Greta Connects the Dots between the Climate Crisis, Big Agriculture, and the Pandemic

ON 05/25/2021 AT 02:26 AM

A new short film created in partnership with Greta Thunberg reveals the tight link between our abuse of nature, the pandemic which has paralyzed the world, and the climate crisis which we have allowed to destroy the planet.

The video, produced by the animal rights nonprofit organization Mercy for Animals, pulls together the chilling story of how gross exploitation of animals as a source for food, abuse of the planet as we have allowed fossil fuels to fill the air unchecked for now over 60 years despite knowing what it would lead to, and the pandemic are all interconnected.

“The climate crisis, the ecological crisis, and health crisis are all linked,” Thunberg says at the introduction to the video.

Yet despite the obviousness of that, she goes on, “We no longer see the link between them.”

Holding her hand to her face, she says, “We only see this far.”

She outlines how some 25% of all fossil fuel emissions derive from agriculture and land use, filled with what she refers to as “very, very cruel intensive factory farms.”  She explains how 83% of the land set aside for agriculture grows soy, corn and wheat is used to feed poultry, cattle, and other livestock. That 83% of the land could be used to grow food for people. It is instead used to create a variety of meat and poultry products which supply only 18% of calories for the billions of people living on this planet.

“It just doesn’t make sense,” Thunberg continues. “The land requirements of meat and dairy production are equivalent to North and South America combined… We have industrialized life on Earth.”

Those calories also come with a high price for the planet and all living creatures living on it.

Part of that cost is paid via intensive farming processes with high amounts of fertilizers and pesticides dumped onto the soil to force it to give up higher yields of crops. Those poisons kill off the rich soil microbiome in ways unimaginable to farmers from 150 years ago, with runoff which pollutes our lakes, rivers, and streams, and is a major contributor to the mass die-off of biodiversity worldwide over the last 50 years. It also contributes to widespread chemical pollution, which is weakening our immune systems, making us more vulnerable to the rapidly evolving disease bacteria and viruses which are spreading across the Earth.
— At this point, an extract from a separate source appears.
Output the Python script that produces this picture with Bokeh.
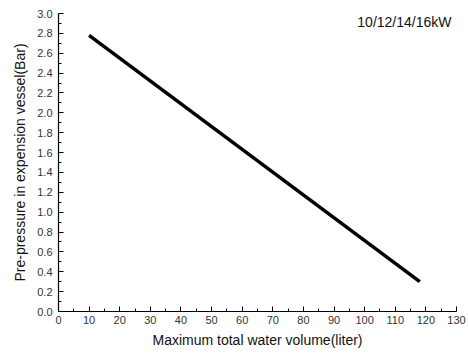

Another way the planet “pays” is via high carbon emissions from modern intensive livestock production itself. That further serves to trap more solar energy close to the planet, driving our temperatures higher at increasingly accelerating rates.

A third cost is the destruction of habitat at the hands of humans, which in turn brings species closer to other animals. As Thunberg notes in the video, this makes the chances far higher that diseases will “spill over from one animal to another and to us.” It is no wonder that, she explains, some 75% of our immune diseases “come from other animals because of the way we farm and treat nature.”
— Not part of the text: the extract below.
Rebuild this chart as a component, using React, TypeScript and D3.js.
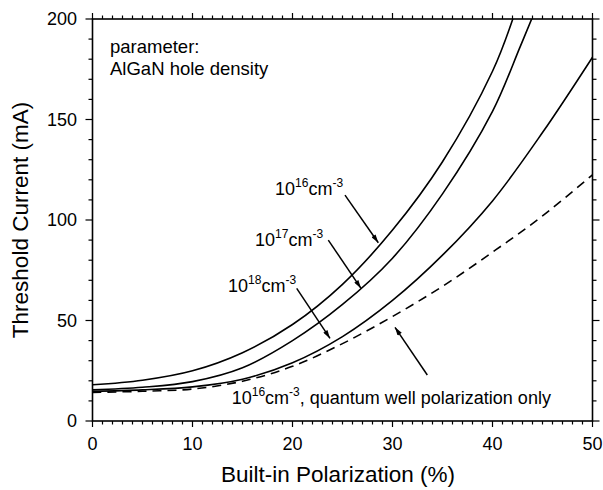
import React from "react";
import * as d3 from "d3";

// ---- data ----
const s16X = [0, 5, 10, 15, 20, 25, 30, 35, 40, 42.1];
const s16Y = [18, 20.3, 25, 34, 48, 68, 95, 129, 174, 201];
const s17X = [0, 5, 10, 15, 20, 25, 30, 35, 40, 42.75, 44];
const s17Y = [15.5, 16.8, 19.6, 26.5, 40, 58, 81, 113, 154, 186, 201];
const s18X = [0, 5, 10, 15, 20, 25, 30, 35, 40, 45, 50];
const s18Y = [14.8, 15.5, 17, 20.8, 29, 42, 60, 82.5, 109.5, 143.5, 181];
const qwX = [0, 5, 10, 15, 20, 25, 30, 35, 40, 45, 50];
const qwY = [14.2, 14.8, 15.9, 19.8, 27.2, 38.5, 52, 67, 84, 102, 122.5];

const xTicks = [0, 10, 20, 30, 40, 50];
const yTicks = [0, 50, 100, 150, 200];

// annotations in data units: label anchor, arrow start, arrow end
const labels = [
  { base: "10", exp: "16", rest: ", quantum well polarization only", lx: 13.92, ly: 8.5, ax1: 33.48, ay1: 22.9, ax2: 30.25, ay2: 46.6 },
  { base: "10", exp: "16", rest: "", lx: 18.25, ly: 112.4, ax1: 25.25, ay1: 112.4, ax2: 28.58, ay2: 88.7 },
  { base: "10", exp: "17", rest: "", lx: 16.25, ly: 87.1, ax1: 23.58, ay1: 90.0, ax2: 26.85, ay2: 66.0 },
  { base: "10", exp: "18", rest: "", lx: 13.55, ly: 64.3, ax1: 20.42, ay1: 66.0, ax2: 23.75, ay2: 41.1 },
];

const W = 603, H = 490;
const L = 92.5, R = 592.5, T = 19, B = 421;
const FONT = "'Liberation Sans', Arial, Helvetica, sans-serif";

export default function App() {
  const x = d3.scaleLinear().domain([0, 50]).range([L, R]);
  const y = d3.scaleLinear().domain([0, 200]).range([B, T]);
  const line = d3.line<[number, number]>().x(d => x(d[0])).y(d => y(d[1])).curve(d3.curveCatmullRom.alpha(0.5));
  const zip = (a: number[], b: number[]) => a.map((v, i) => [v, b[i]] as [number, number]);

  const xMinor = d3.range(0, 51, 1);
  const yMinor = d3.range(0, 201, 10);

  return (
    <svg width={W} height={H} style={{ position: "absolute", left: 0, top: 0, background: "#fff" }} fontFamily={FONT}>
      <defs>
        <clipPath id="plot">
          <rect x={L} y={T} width={R - L} height={B - T} />
        </clipPath>
        <marker id="ah" viewBox="0 0 10 6" refX="10" refY="3" markerWidth="10" markerHeight="5" markerUnits="userSpaceOnUse" orient="auto">
          <path d="M0,0 L10,3 L0,6 Z" fill="#000" />
        </marker>
      </defs>

      {/* curves */}
      <g clipPath="url(#plot)" fill="none" stroke="#000" strokeWidth={1.6}>
        <path d={line(zip(s16X, s16Y)) || ""} />
        <path d={line(zip(s17X, s17Y)) || ""} />
        <path d={line(zip(s18X, s18Y)) || ""} />
        <path d={line(zip(qwX, qwY)) || ""} strokeDasharray="9,6" />
      </g>

      {/* frame */}
      <rect x={L} y={T} width={R - L} height={B - T} fill="none" stroke="#000" strokeWidth={1.6} />

      {/* x ticks bottom & top */}
      {xMinor.map(v => {
        const major = v % 10 === 0;
        const len = major ? 6 : 3.5;
        return (
          <g key={"xt" + v} stroke="#000" strokeWidth={1.2}>
            <line x1={x(v)} x2={x(v)} y1={B} y2={B + len} />
            <line x1={x(v)} x2={x(v)} y1={T} y2={T - len} />
          </g>
        );
      })}
      {yMinor.map(v => {
        const major = v % 50 === 0;
        const len = major ? 7 : 4;
        return (
          <g key={"yt" + v} stroke="#000" strokeWidth={1.2}>
            <line x1={L} x2={L - len} y1={y(v)} y2={y(v)} />
            <line x1={R} x2={R + len} y1={y(v)} y2={y(v)} />
          </g>
        );
      })}

      {/* tick labels */}
      {xTicks.map(v => (
        <text key={"xl" + v} x={x(v)} y={450} textAnchor="middle" fontSize={18}>{v}</text>
      ))}
      {yTicks.map(v => (
        <text key={"yl" + v} x={77} y={y(v) + 6.3} textAnchor="end" fontSize={18}>{v}</text>
      ))}

      {/* axis titles */}
      <text x={338} y={482} textAnchor="middle" fontSize={22.5}>Built-in Polarization (%)</text>
      <text transform={`translate(28,${(T + B) / 2}) rotate(-90)`} textAnchor="middle" fontSize={22.5}>Threshold Current (mA)</text>

      {/* parameter note */}
      <text x={x(1.75)} y={y(183.1)} fontSize={18.5}>parameter:</text>
      <text x={x(1.75)} y={y(172.1)} fontSize={18.5}>AlGaN hole density</text>

      {/* labels and arrows */}
      {labels.map((lb, i) => (
        <g key={"lb" + i}>
          <text x={x(lb.lx)} y={y(lb.ly)} fontSize={18}>
            {lb.base}
            <tspan fontSize={12} dy={-8}>{lb.exp}</tspan>
            <tspan fontSize={18} dy={8}>cm</tspan>
            <tspan fontSize={12} dy={-8}>-3</tspan>
            {lb.rest ? <tspan fontSize={18} dy={8}>{lb.rest}</tspan> : null}
          </text>
          <line x1={x(lb.ax1)} y1={y(lb.ay1)} x2={x(lb.ax2)} y2={y(lb.ay2)} stroke="#000" strokeWidth={1.5} markerEnd="url(#ah)" />
        </g>
      ))}
    </svg>
  );
}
What Mercy for Animals and Thunberg say is a must part of the solution to save as much of the Earth as possible is to halt farming of “unhealthy and destructive animal products,” with government and industry policy makers driving the change. Those in leadership positions must “help farmers transition to a plant-based farming model that is better for their livelihoods, local communities, the environment, and the animals.”

That message came after nature advocate Jane Goodall issued a similar message during a press interview last week. She said we humans must call an end to “very, very cruel intensive factory farms.” She called for governments everywhere to leverage the opportunity of recovering from the global pandemic to put in place “a new mindset for our survival,” rather than just revert to business as usual.

The warning comes at a time when new strains of avian flu are breaking out around the world, providing yet another opportunity for a deadly virus to jump from animals to humans and kill millions.

“If we don’t change, we are f***d,” Thunberg declares bluntly in the video. “But we can change. We can change the way we farm, we can change what we eat, we can change how we treat nature.”

Thunberg is right that in all that. What it will take is both for “those with the most power” to take responsibility to lead the change, she explains. What it will also take is for each of us to demand those leaders drive that change, plus something else perhaps even more powerful.

We each must shift to vegetarian diets for ourselves. We also must reconnect the dots between how we personally engage with nature in all we do, and take a conscious hold on what it means to be stewards of the planet we live on and all living things which reside upon it.

If only we had the will and determination to follow through on this.